* _AIM_
All of the material below is to be returned exactly.

* _DATA SHOWN_
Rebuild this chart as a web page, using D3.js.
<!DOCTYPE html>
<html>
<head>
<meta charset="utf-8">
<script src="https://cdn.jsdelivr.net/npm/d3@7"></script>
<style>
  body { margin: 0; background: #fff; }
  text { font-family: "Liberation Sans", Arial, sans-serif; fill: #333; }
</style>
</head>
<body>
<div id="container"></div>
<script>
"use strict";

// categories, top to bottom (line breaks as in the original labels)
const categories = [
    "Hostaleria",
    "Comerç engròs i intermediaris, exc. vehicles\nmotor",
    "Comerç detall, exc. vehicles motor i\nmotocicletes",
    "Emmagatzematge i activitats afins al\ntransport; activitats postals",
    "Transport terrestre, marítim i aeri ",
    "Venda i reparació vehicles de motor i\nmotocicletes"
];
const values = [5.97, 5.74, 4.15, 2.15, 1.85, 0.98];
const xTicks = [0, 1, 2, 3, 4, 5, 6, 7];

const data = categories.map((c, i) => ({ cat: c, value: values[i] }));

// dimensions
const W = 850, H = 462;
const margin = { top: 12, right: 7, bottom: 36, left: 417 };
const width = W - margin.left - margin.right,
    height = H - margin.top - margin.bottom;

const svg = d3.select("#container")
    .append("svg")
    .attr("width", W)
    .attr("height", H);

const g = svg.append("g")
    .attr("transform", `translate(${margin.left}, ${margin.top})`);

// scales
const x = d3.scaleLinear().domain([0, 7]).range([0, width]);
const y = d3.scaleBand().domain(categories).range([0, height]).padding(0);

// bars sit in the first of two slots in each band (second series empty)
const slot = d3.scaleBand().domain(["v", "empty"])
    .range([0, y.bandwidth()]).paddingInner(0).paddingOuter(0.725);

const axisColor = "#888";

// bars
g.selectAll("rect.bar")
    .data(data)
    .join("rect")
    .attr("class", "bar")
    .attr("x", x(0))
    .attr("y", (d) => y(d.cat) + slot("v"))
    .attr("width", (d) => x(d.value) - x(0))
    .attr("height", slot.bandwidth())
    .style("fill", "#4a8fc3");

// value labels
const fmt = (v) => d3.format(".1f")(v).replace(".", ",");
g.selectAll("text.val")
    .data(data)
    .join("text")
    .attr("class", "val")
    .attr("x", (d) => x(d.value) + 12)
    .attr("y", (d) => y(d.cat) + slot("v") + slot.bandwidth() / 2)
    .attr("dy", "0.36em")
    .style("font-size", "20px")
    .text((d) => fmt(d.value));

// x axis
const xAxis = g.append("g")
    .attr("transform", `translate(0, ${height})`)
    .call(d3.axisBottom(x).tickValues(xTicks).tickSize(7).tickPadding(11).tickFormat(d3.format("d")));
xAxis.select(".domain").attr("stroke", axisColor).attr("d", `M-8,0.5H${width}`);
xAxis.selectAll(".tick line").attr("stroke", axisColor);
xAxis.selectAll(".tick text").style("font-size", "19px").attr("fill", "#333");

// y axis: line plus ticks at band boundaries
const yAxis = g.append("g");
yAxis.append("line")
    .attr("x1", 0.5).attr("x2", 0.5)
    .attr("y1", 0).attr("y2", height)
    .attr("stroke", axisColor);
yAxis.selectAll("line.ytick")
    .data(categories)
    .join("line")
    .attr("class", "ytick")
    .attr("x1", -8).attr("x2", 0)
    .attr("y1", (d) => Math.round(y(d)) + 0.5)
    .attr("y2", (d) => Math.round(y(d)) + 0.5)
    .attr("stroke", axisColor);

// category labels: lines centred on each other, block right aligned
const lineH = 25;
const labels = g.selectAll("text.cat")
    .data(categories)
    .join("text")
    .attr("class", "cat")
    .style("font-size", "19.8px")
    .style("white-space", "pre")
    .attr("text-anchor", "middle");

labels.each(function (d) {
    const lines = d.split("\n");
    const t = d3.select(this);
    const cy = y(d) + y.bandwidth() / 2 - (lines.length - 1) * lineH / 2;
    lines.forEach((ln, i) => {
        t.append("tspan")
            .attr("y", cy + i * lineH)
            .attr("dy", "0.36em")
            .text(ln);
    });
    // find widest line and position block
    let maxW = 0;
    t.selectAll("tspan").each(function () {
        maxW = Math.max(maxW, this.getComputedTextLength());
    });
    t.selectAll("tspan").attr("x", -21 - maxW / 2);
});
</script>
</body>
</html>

* _THE RESPONSE_
Rebuild this chart as a web page, using D3.js.
<!DOCTYPE html>
<html>
<head>
<meta charset="utf-8">
<script src="https://cdn.jsdelivr.net/npm/d3@7"></script>
<style>
  body { margin: 0; background: #fff; }
  text { font-family: "Liberation Sans", Arial, sans-serif; fill: #333; }
</style>
</head>
<body>
<div id="container"></div>
<script>
"use strict";

// categories, top to bottom (line breaks as in the original labels)
const categories = [
    "Hostaleria",
    "Comerç engròs i intermediaris, exc. vehicles\nmotor",
    "Comerç detall, exc. vehicles motor i\nmotocicletes",
    "Emmagatzematge i activitats afins al\ntransport; activitats postals",
    "Transport terrestre, marítim i aeri ",
    "Venda i reparació vehicles de motor i\nmotocicletes"
];
const values = [5.97, 5.74, 4.15, 2.15, 1.85, 0.98];
const xTicks = [0, 1, 2, 3, 4, 5, 6, 7];

const data = categories.map((c, i) => ({ cat: c, value: values[i] }));

// dimensions
const W = 850, H = 462;
const margin = { top: 12, right: 7, bottom: 36, left: 417 };
const width = W - margin.left - margin.right,
    height = H - margin.top - margin.bottom;

const svg = d3.select("#container")
    .append("svg")
    .attr("width", W)
    .attr("height", H);

const g = svg.append("g")
    .attr("transform", `translate(${margin.left}, ${margin.top})`);

// scales
const x = d3.scaleLinear().domain([0, 7]).range([0, width]);
const y = d3.scaleBand().domain(categories).range([0, height]).padding(0);

// bars sit in the first of two slots in each band (second series empty)
const slot = d3.scaleBand().domain(["v", "empty"])
    .range([0, y.bandwidth()]).paddingInner(0).paddingOuter(0.725);

const axisColor = "#888";

// bars
g.selectAll("rect.bar")
    .data(data)
    .join("rect")
    .attr("class", "bar")
    .attr("x", x(0))
    .attr("y", (d) => y(d.cat) + slot("v"))
    .attr("width", (d) => x(d.value) - x(0))
    .attr("height", slot.bandwidth())
    .style("fill", "#4a8fc3");

// value labels
const fmt = (v) => d3.format(".1f")(v).replace(".", ",");
g.selectAll("text.val")
    .data(data)
    .join("text")
    .attr("class", "val")
    .attr("x", (d) => x(d.value) + 12)
    .attr("y", (d) => y(d.cat) + slot("v") + slot.bandwidth() / 2)
    .attr("dy", "0.36em")
    .style("font-size", "20px")
    .text((d) => fmt(d.value));

// x axis
const xAxis = g.append("g")
    .attr("transform", `translate(0, ${height})`)
    .call(d3.axisBottom(x).tickValues(xTicks).tickSize(7).tickPadding(11).tickFormat(d3.format("d")));
xAxis.select(".domain").attr("stroke", axisColor).attr("d", `M-8,0.5H${width}`);
xAxis.selectAll(".tick line").attr("stroke", axisColor);
xAxis.selectAll(".tick text").style("font-size", "19px").attr("fill", "#333");

// y axis: line plus ticks at band boundaries
const yAxis = g.append("g");
yAxis.append("line")
    .attr("x1", 0.5).attr("x2", 0.5)
    .attr("y1", 0).attr("y2", height)
    .attr("stroke", axisColor);
yAxis.selectAll("line.ytick")
    .data(categories)
    .join("line")
    .attr("class", "ytick")
    .attr("x1", -8).attr("x2", 0)
    .attr("y1", (d) => Math.round(y(d)) + 0.5)
    .attr("y2", (d) => Math.round(y(d)) + 0.5)
    .attr("stroke", axisColor);

// category labels: lines centred on each other, block right aligned
const lineH = 25;
const labels = g.selectAll("text.cat")
    .data(categories)
    .join("text")
    .attr("class", "cat")
    .style("font-size", "19.8px")
    .style("white-space", "pre")
    .attr("text-anchor", "middle");

labels.each(function (d) {
    const lines = d.split("\n");
    const t = d3.select(this);
    const cy = y(d) + y.bandwidth() / 2 - (lines.length - 1) * lineH / 2;
    lines.forEach((ln, i) => {
        t.append("tspan")
            .attr("y", cy + i * lineH)
            .attr("dy", "0.36em")
            .text(ln);
    });
    // find widest line and position block
    let maxW = 0;
    t.selectAll("tspan").each(function () {
        maxW = Math.max(maxW, this.getComputedTextLength());
    });
    t.selectAll("tspan").attr("x", -21 - maxW / 2);
});
</script>
</body>
</html>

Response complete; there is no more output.